Christmas Wooden Tray:
Add some color and Christmas spirit to an ordinary wooden tray with some leftover wallpaper scraps. Measure the bottom of the tray and cut a rectangle of the paper to size. Then apply decoupage medium to the bed of the tray. Attach the wallpaper cutout to the bottom of the tray and dry.
Wallpaper Photo Backdrop:
Wallpaper Photo Backdrop from Blue Eyed Yonder
Make a photo backdrop from leftover scraps of Christmas style wallpapers.
Christmas Wallpaper Flower Pots:
Make your flower pots into pieces of Christmas art with leftover wallpaper. Your deck or patio will look beautifully decorated with these crafty beauties.
Wallpaper as Gift Wrap:
Wallpaper can be recycled into many things, but none is more useful than turning it into wrapping paper. Cover your gifts with leftover wallpaper, and you will have an economical yet stunning presentation. You could also wrap your gift in plain old butcher or freezer paper and decorate with wallpaper cutouts as in the photo above. Save your money and save the planet at the same time by recycling.

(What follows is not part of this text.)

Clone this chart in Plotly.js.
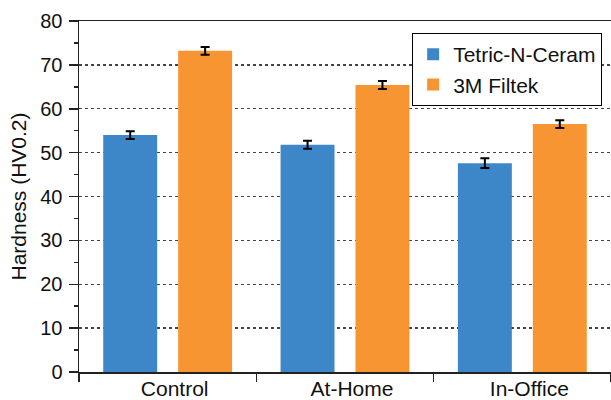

There are so many uses for that old wallpaper that you are considering removing. But before it heads off to the trash, take some time and consider the possibilities for that wallpaper. Try to reuse as much as you possibly can before you never see it again. So when the time comes for you to remove your old wallpaper, come and look at all of the fun things that you can use it for this Christmas season.